Cittadinanza negata: il paese che non riconosce i suoi figli

Le conclusioni dello studio promosso dall’Istituto “S. Pio V” e realizzato dal Centro Studi e Ricerche IDOS
“Orizzonti condivisi. L’Italia dei giovani immigrati e con background migratorio” è la ricerca promossa dall’Istituto “S. Pio V” e realizzata dal Centro Studi e Ricerche IDOS presentata ieri a Roma.
L’8 e il 9 giugno 2025, il paese si troverà davanti a uno di quei bivi che definiscono una generazione. Il referendum in discussione — ridurre da dieci a cinque anni il periodo di residenza continuativa necessario per ottenere la cittadinanza italiana per naturalizzazione — è un piccolo passo. Ma sarà sufficiente? O siamo destinati a rimanere prigionieri di un’idea di identità che non riflette più la realtà? Per comprendere la portata della questione, basta guardare ai numeri. All’inizio del 2024, quasi due milioni di persone residenti in Italia hanno un background migratorio, e tra loro ci sono 1,3 milioni di minori di origine straniera. Bambini e ragazzi che parlano italiano con accenti di Milano, Roma, Napoli. Che tifano per la stessa squadra, che studiano nelle stesse scuole, che sognano lo stesso futuro. Eppure, per la legge, molti di loro restano stranieri. Stranieri nella terra in cui sono nati.
Milano, 98mila. Roma, 92mila. Nelle strade di queste città si incrociano storie che smentiscono la burocrazia. L’anagrafe dice che non sono italiani, ma la realtà racconta un’altra storia. Due studenti su tre, formalmente “stranieri”, sono nati qui. Vivono qui. Ma il diritto non si è ancora adattato alla vita.
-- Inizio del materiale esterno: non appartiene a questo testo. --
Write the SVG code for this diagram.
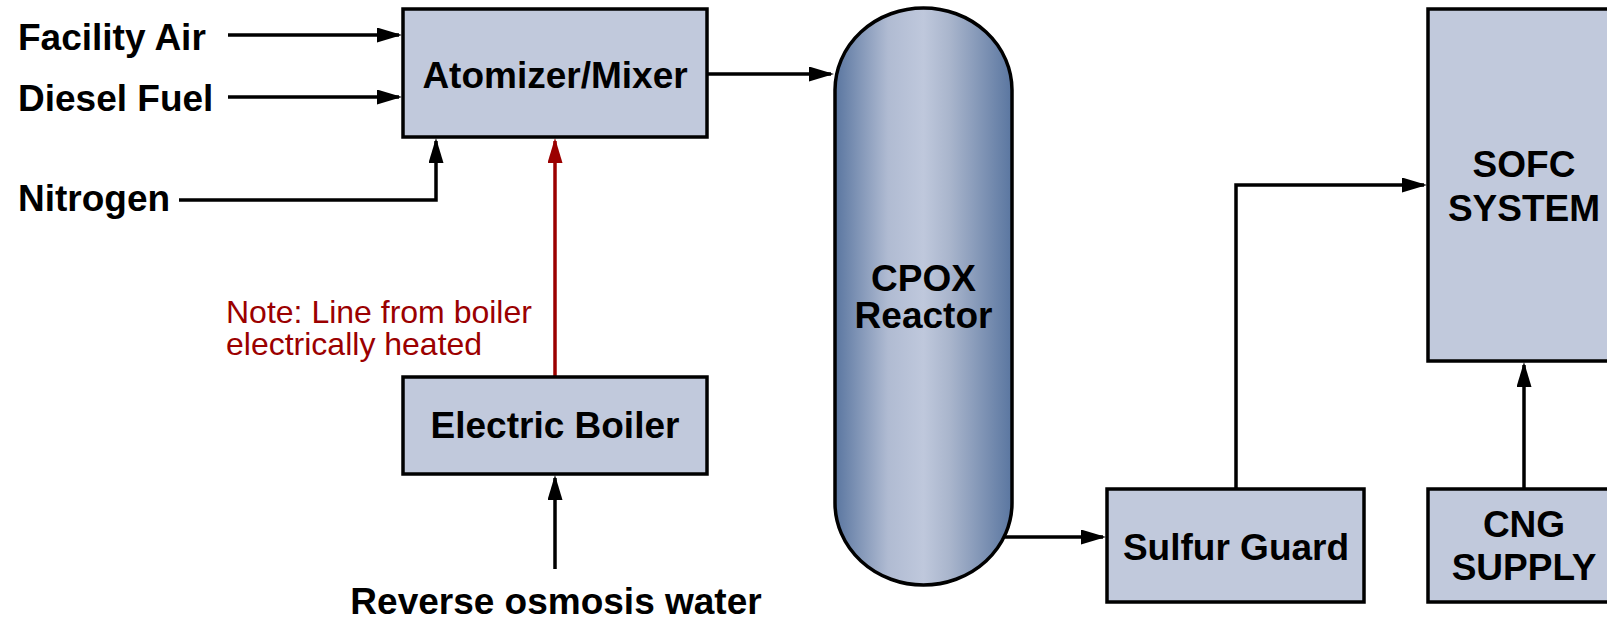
<svg xmlns="http://www.w3.org/2000/svg" width="1607" height="620" viewBox="0 0 1607 620">
<style>
.box{fill:#c1c9dc;stroke:#000;stroke-width:3.5}
.lbl{font-family:"Liberation Sans",Arial,sans-serif;font-weight:bold;font-size:37px;fill:#000;text-anchor:middle}
.in{font-family:"Liberation Sans",Arial,sans-serif;font-weight:bold;font-size:37px;fill:#000}
.note{font-family:"Liberation Sans",Arial,sans-serif;font-size:32px;fill:#9b0000}
.c{fill:none;stroke:#000;stroke-width:3.5;marker-end:url(#ah)}
.r{fill:none;stroke:#9b0000;stroke-width:3.5;marker-end:url(#ahr)}
</style>
<defs>
<marker id="ah" viewBox="0 0 25 15" refX="22" refY="7.5" markerWidth="25" markerHeight="15" orient="auto" markerUnits="userSpaceOnUse"><path d="M0,0 L25,7.5 L0,15 z" fill="#000"/></marker>
<marker id="ahr" viewBox="0 0 25 15" refX="22" refY="7.5" markerWidth="25" markerHeight="15" orient="auto" markerUnits="userSpaceOnUse"><path d="M0,0 L25,7.5 L0,15 z" fill="#9b0000"/></marker>
<linearGradient id="cpox" x1="0" y1="0" x2="1" y2="0">
<stop offset="0" stop-color="#5a76a0"/>
<stop offset="0.3" stop-color="#b0bbd2"/>
<stop offset="0.5" stop-color="#bfc8dc"/>
<stop offset="0.65" stop-color="#a9b5cc"/>
<stop offset="1" stop-color="#5a76a0"/>
</linearGradient>
</defs>
<g id="connectors">
<path class="c" d="M228,35 H399"/>
<path class="c" d="M228,97 H399"/>
<path class="c" d="M179,200 H436 V141"/>
<path class="r" d="M555,376 V141"/>
<path class="c" d="M555,569 V478"/>
<path class="c" d="M707,74 H831"/>
<path class="c" d="M1003,537 H1103"/>
<path class="c" d="M1236,488 V185 H1424"/>
<path class="c" d="M1524,488 V365"/>
</g>
<g id="labels">
<text class="in" x="18" y="50">Facility Air</text>
<text class="in" x="18" y="111">Diesel Fuel</text>
<text class="in" x="18" y="211">Nitrogen</text>
<text class="note" x="226" y="323">Note: Line from boiler</text>
<text class="note" x="226" y="355">electrically heated</text>
<text class="lbl" x="556" y="614">Reverse osmosis water</text>
</g>
<g id="atomizer">
<rect class="box" x="403" y="9" width="304" height="128"/>
<text class="lbl" x="555" y="88">Atomizer/Mixer</text>
</g>
<g id="boiler">
<rect class="box" x="403" y="377" width="304" height="97"/>
<text class="lbl" x="555" y="438">Electric Boiler</text>
</g>
<g id="cpox-reactor">
<path d="M835,90 A88.5,82 0 0 1 1012,90 V503 A88.5,82 0 0 1 835,503 Z" fill="url(#cpox)" stroke="#000" stroke-width="3.5"/>
<text class="lbl" x="923.5" y="291">CPOX</text>
<text class="lbl" x="923.5" y="328">Reactor</text>
</g>
<g id="sulfur-guard">
<rect class="box" x="1107" y="489" width="257" height="113"/>
<text class="lbl" x="1236" y="560">Sulfur Guard</text>
</g>
<g id="sofc">
<rect class="box" x="1428" y="9" width="200" height="352"/>
<text class="lbl" x="1524" y="177">SOFC</text>
<text class="lbl" x="1524" y="221">SYSTEM</text>
</g>
<g id="cng">
<rect class="box" x="1428" y="489" width="200" height="113"/>
<text class="lbl" x="1524" y="537">CNG</text>
<text class="lbl" x="1524" y="580">SUPPLY</text>
</g>
</svg>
C’è poi un altro numero, freddo e inesorabile: il 30,4% delle famiglie straniere vive in povertà assoluta, contro il 6,3% di quelle italiane. Dietro le cifre si nasconde una realtà tagliente. L’inclusione non è solo una questione di diritti, è una questione di possibilità. Per ogni giovane a cui si nega una cittadinanza, si chiude una porta. Per ogni porta chiusa, un talento resta inesplorato. L’Italia non può permetterselo.
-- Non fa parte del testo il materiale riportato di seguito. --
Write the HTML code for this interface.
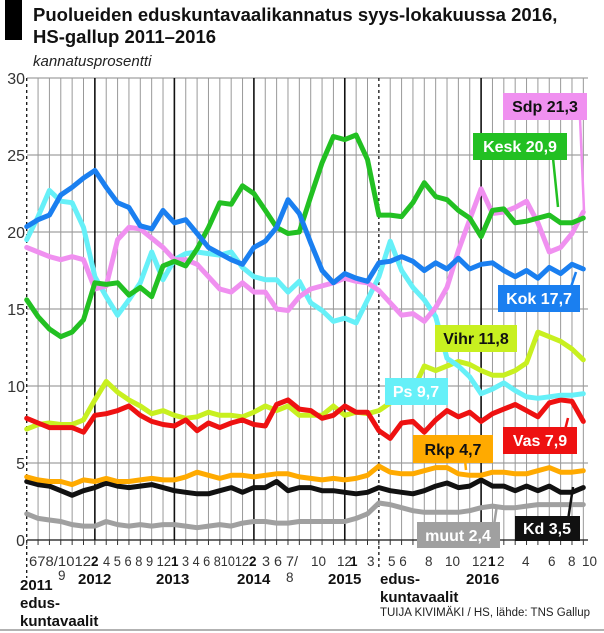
<!DOCTYPE html>
<html><head><meta charset="utf-8">
<style>
html,body{margin:0;padding:0;background:#fff;}
svg{display:block;font-family:"Liberation Sans",sans-serif;}
</style></head>
<body>
<svg id="s" width="604" height="633" viewBox="0 0 604 633" xmlns="http://www.w3.org/2000/svg">
<rect x="0" y="0" width="604" height="633" fill="#fff"/>
<rect x="5" y="0" width="17" height="40" fill="#000"/>
<text x="33" y="21" font-size="18.5" font-weight="bold" fill="#111">Puolueiden eduskuntavaalikannatus syys-lokakuussa 2016,</text>
<text x="33" y="43" font-size="18.5" font-weight="bold" fill="#111">HS-gallup 2011–2016</text>
<text x="33" y="66" font-size="15" font-style="italic" fill="#222">kannatusprosentti</text>
<g id="grid"></g>
<g font-size="16" fill="#333" text-anchor="end">
<text x="25" y="84">30</text><text x="25" y="161">25</text><text x="25" y="238">20</text>
<text x="25" y="315">15</text><text x="25" y="392">10</text><text x="25" y="469">5</text><text x="25" y="546">0</text>
</g>
<g id="lines" fill="none" stroke-width="5" stroke-linejoin="round" stroke-linecap="round"></g>
<g font-size="16" font-weight="bold">
<line x1="580" y1="118" x2="584" y2="210" stroke="#f090f0" stroke-width="2.5"/>
<rect x="503" y="93" width="84" height="27" fill="#f090f0"/>
<text x="545" y="112" text-anchor="middle" fill="#111">Sdp 21,3</text>
<line x1="553" y1="158" x2="558" y2="207" stroke="#22c022" stroke-width="2.5"/>
<rect x="473" y="133" width="94" height="27" fill="#22c022"/>
<text x="520" y="152" text-anchor="middle" fill="#fff">Kesk 20,9</text>
<line x1="570" y1="290" x2="576" y2="272" stroke="#1a7ff0" stroke-width="2.5"/>
<rect x="498" y="285" width="82" height="27" fill="#1a7ff0"/>
<text x="539" y="304" text-anchor="middle" fill="#fff">Kok 17,7</text>
<rect x="435" y="325" width="82" height="27" fill="#c8f020"/>
<text x="476" y="344" text-anchor="middle" fill="#111">Vihr 11,8</text>
<rect x="385" y="378" width="63" height="27" fill="#66f0f8"/>
<text x="416" y="397" text-anchor="middle" fill="#fff">Ps 9,7</text>
<line x1="565" y1="430" x2="568" y2="418" stroke="#ee1111" stroke-width="2.5"/>
<rect x="503" y="427" width="74" height="27" fill="#ee1111"/>
<text x="540" y="446" text-anchor="middle" fill="#fff">Vas 7,9</text>
<line x1="465" y1="460" x2="466" y2="470" stroke="#ffaa00" stroke-width="2.5"/>
<rect x="413" y="435" width="80" height="28" fill="#ffaa00"/>
<text x="453" y="455" text-anchor="middle" fill="#111">Rkp 4,7</text>
<line x1="568" y1="520" x2="573" y2="487" stroke="#111" stroke-width="2.5"/>
<rect x="515" y="516" width="65" height="25" fill="#111"/>
<text x="547" y="534" text-anchor="middle" fill="#fff">Kd 3,5</text>
<line x1="494" y1="525" x2="497" y2="505" stroke="#a0a0a0" stroke-width="2.5"/>
<rect x="417" y="522" width="83" height="26" fill="#a0a0a0"/>
<text x="458" y="541" text-anchor="middle" fill="#fff">muut 2,4</text>
</g>
<g font-size="13.5" fill="#333">
<text x="29" y="566" textLength="62" lengthAdjust="spacingAndGlyphs">678/1012</text>
<text x="91" y="566" font-weight="bold" fill="#111">2</text>
<text x="103" y="566" textLength="68" lengthAdjust="spacingAndGlyphs">4 5 6 8 9 12</text>
<text x="171" y="566" font-weight="bold" fill="#111">1</text>
<text x="182" y="566" textLength="67" lengthAdjust="spacingAndGlyphs">3 4 6 81012</text>
<text x="249" y="566" font-weight="bold" fill="#111">2</text>
<text x="262" y="566" textLength="36" lengthAdjust="spacingAndGlyphs">3 6 7/</text>
<text x="58" y="580">9</text>
<text x="286" y="582">8</text>
<text x="311" y="566">10</text>
<text x="337" y="566">12</text>
<text x="350" y="566" font-weight="bold" fill="#111">1</text>
<text x="367" y="566">3</text>
<text x="388" y="566">5 6</text>
<text x="425" y="566">8</text>
<text x="445" y="566">10</text>
<text x="472" y="566">12</text>
<text x="488" y="566" font-weight="bold" fill="#111">1</text>
<text x="497" y="566">2</text>
<text x="522" y="566">4</text>
<text x="548" y="566">6</text>
<text x="568" y="566">8</text>
<text x="582" y="566">10</text>
</g>
<g font-size="15" font-weight="bold" fill="#111">
<text x="20" y="590">2011</text>
<text x="20" y="608">edus-</text>
<text x="20" y="626">kuntavaalit</text>
<text x="78" y="584">2012</text>
<text x="156" y="584">2013</text>
<text x="237" y="584">2014</text>
<text x="328" y="584">2015</text>
<text x="380" y="584">edus-</text>
<text x="380" y="602">kuntavaalit</text>
<text x="466" y="584">2016</text>
</g>
<text x="590" y="616" font-size="11.5" text-anchor="end" fill="#222">TUIJA KIVIMÄKI / HS, lähde: TNS Gallup</text>
<line x1="0" y1="630" x2="604" y2="630" stroke="#999" stroke-width="1.5"/>
</svg>
<script>
var NS="http://www.w3.org/2000/svg";
function el(p,t,a){var e=document.createElementNS(NS,t);for(var k in a)e.setAttribute(k,a[k]);p.appendChild(e);return e;}
var X0=26.7,DX=11.36;
function X(i){return X0+DX*i;}
function Y(v){return 540-15.4*v;}
var g=document.getElementById('grid');
for(var v=5;v<=30;v+=5) el(g,'line',{x1:27,x2:588,y1:Y(v),y2:Y(v),stroke:'#888','stroke-width':1});
var black=[6,13,20,28,40];
for(var i=1;i<=49;i++){
  if(i==31) continue;
  var b=black.indexOf(i)>=0;
  el(g,'line',{x1:X(i),x2:X(i),y1:Y(30),y2:540,stroke:b?'#111':'#999','stroke-width':b?1.6:1});
}
el(g,'line',{x1:X(0),x2:X(0),y1:Y(30),y2:578,stroke:'#111','stroke-width':1.3,'stroke-dasharray':'3,3'});
el(g,'line',{x1:X(31),x2:X(31),y1:Y(30),y2:568,stroke:'#111','stroke-width':1.3,'stroke-dasharray':'3,3'});
el(g,'line',{x1:27,x2:588,y1:540,y2:540,stroke:'#111','stroke-width':1.3});
for(var i=0;i<=49;i++){ el(g,'line',{x1:X(i),x2:X(i),y1:540,y2:545,stroke:'#333','stroke-width':1}); }
var S=[
['#a0a0a0',[1.7,1.4,1.3,1.2,1.0,0.9,0.9,1.2,1.0,0.9,1.0,0.9,1.0,1.0,0.9,0.8,0.9,1.0,0.9,1.1,1.2,1.2,1.1,1.1,1.2,1.2,1.2,1.2,1.2,1.4,1.7,2.4,2.3,2.1,1.9,1.8,1.8,1.8,1.8,1.9,2.1,2.2,2.1,2.1,2.2,2.3,2.3,2.3,2.3,2.3]],
['#111',[3.8,3.6,3.5,3.2,2.9,3.2,3.4,3.7,3.5,3.4,3.5,3.6,3.4,3.2,3.1,3.0,3.0,3.2,3.4,3.1,3.4,3.4,3.8,3.2,3.4,3.4,3.2,3.2,3.1,3.0,3.1,3.4,3.2,3.1,3.0,3.2,3.5,3.7,3.4,3.5,3.9,3.5,3.5,3.2,3.5,3.2,3.5,3.1,3.1,3.4]],
['#ffaa00',[4.1,3.9,3.8,3.8,3.6,3.9,3.8,4.0,3.8,3.8,3.9,4.0,3.9,3.9,4.1,4.4,4.2,4.0,4.2,4.2,4.1,4.2,4.3,4.3,4.1,4.0,3.9,4.0,3.9,4.0,4.2,4.8,4.4,4.3,4.3,4.5,4.7,4.7,4.3,4.2,4.2,4.4,4.4,4.3,4.3,4.5,4.7,4.4,4.4,4.5]],
['#c8f020',[7.2,7.5,7.6,7.5,7.5,7.8,9.1,10.3,9.6,9.1,8.7,8.2,8.4,8.1,7.9,8.0,8.3,8.1,8.1,8.0,8.3,8.7,8.4,8.7,8.1,8.1,8.1,8.7,8.1,8.3,8.2,8.4,8.9,9.1,9.7,11.3,11.0,11.3,11.6,11.4,11.0,10.7,10.7,11.0,11.5,13.5,13.2,12.9,12.4,11.7]],
['#ee1111',[7.9,7.6,7.3,7.3,7.3,7.0,8.1,8.2,8.4,8.7,8.1,7.7,7.5,7.4,7.8,7.1,7.6,7.3,7.6,7.8,7.5,7.4,8.8,9.1,8.5,8.4,7.9,8.1,8.7,8.3,8.3,7.1,6.6,7.6,7.7,7.0,7.8,8.4,8.0,8.3,7.7,8.2,8.5,8.8,8.4,8.0,8.9,9.1,9.0,7.7]],
['#66f0f8',[19.5,21.0,22.7,22.0,21.9,20.3,17.1,15.8,14.6,15.6,16.7,18.7,16.9,18.2,18.6,18.7,18.6,18.5,18.7,17.7,17.1,16.9,16.9,16.1,16.8,15.4,14.9,14.2,14.4,14.1,15.6,17.1,19.4,17.5,16.4,15.6,14.5,11.8,11.3,10.6,9.5,9.8,10.2,9.7,9.3,9.2,9.3,9.4,9.4,9.5]],
['#f090f0',[19.0,18.7,18.4,18.2,18.4,18.2,16.3,16.5,19.5,20.3,20.2,19.6,19.0,18.2,18.2,17.9,17.1,16.3,16.1,16.7,16.1,16.1,15.0,14.9,15.8,16.3,16.5,16.7,17.0,16.8,16.7,16.2,15.4,14.6,14.7,14.2,15.1,16.4,18.8,20.8,22.8,21.2,21.3,21.6,22.0,20.6,18.7,19.0,19.9,21.3]],
['#22c022',[15.6,14.5,13.7,13.2,13.5,14.3,16.7,16.6,16.7,15.9,16.4,15.8,17.8,18.1,17.8,18.9,20.3,21.9,21.8,23.0,22.5,21.4,20.3,19.9,20.0,22.3,24.5,26.2,26.0,26.3,24.7,21.1,21.1,21.0,21.9,23.2,22.3,22.1,21.4,20.9,19.7,21.4,21.5,20.6,20.7,20.9,21.1,20.6,20.6,20.9]],
['#1a7ff0',[20.35,20.8,21.1,22.4,22.9,23.5,24.0,22.9,21.9,21.6,20.4,20.2,21.4,20.6,20.8,19.9,19.0,18.6,18.2,17.9,19.0,19.4,20.3,22.1,21.2,19.3,17.5,16.7,17.3,17.0,16.8,18.0,18.1,18.4,18.1,17.5,18.0,17.6,18.3,17.6,17.9,18.0,17.5,17.1,17.5,17.0,17.7,17.3,17.9,17.6]]
];
var L=document.getElementById('lines');
S.forEach(function(s){
  var p=s[1].map(function(v,i){return X(i).toFixed(1)+','+Y(v).toFixed(1);}).join(' ');
  el(L,'polyline',{points:p,stroke:s[0]});
});
</script>
</body></html>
Il racconto si complica con l’arrivo dei minori soli. Alcuni partono da terre lontane con la speranza cucita addosso, altri vengono inghiottiti dal mare prima ancora di arrivare. Dal 2014 al 2024, più di 1.300 bambini e adolescenti hanno perso la vita nel Mediterraneo. Quelli che riescono ad arrivare trovano un sistema di accoglienza frammentato, spesso inadatto. Alcuni vengono lasciati ai margini, altri finiscono nelle mani sbagliate. Un esodo silenzioso, che scivola tra le pieghe della cronaca e della coscienza collettiva.
E poi c’è la scuola, il grande laboratorio dell’identità. Nell’anno scolastico 2022/2023, gli studenti stranieri erano più di 900mila. Tra di loro, oltre il 65% è nato in Italia. Sono alunni che scrivono temi in italiano, che recitano versi di Dante e leggono Calvino. Ma al momento di prendere in mano la carta d’identità, trovano un muro. Il loro destino dipende da una riforma che tarda ad arrivare, da un referendum che potrebbe cambiare qualcosa, ma non tutto.
Alla fine, la domanda è semplice e crudele: per quanto tempo ancora l’Italia continuerà a negare se stessa? Perché la cittadinanza non è solo un pezzo di carta. È un riconoscimento. È dire: “Tu sei parte di questa storia”. Il futuro ha già messo radici nelle scuole, nei campi da calcio, nei cortili dei condomini. Resta solo da capire se il paese ha il coraggio di guardarsi allo specchio e riconoscere il volto che vede riflesso.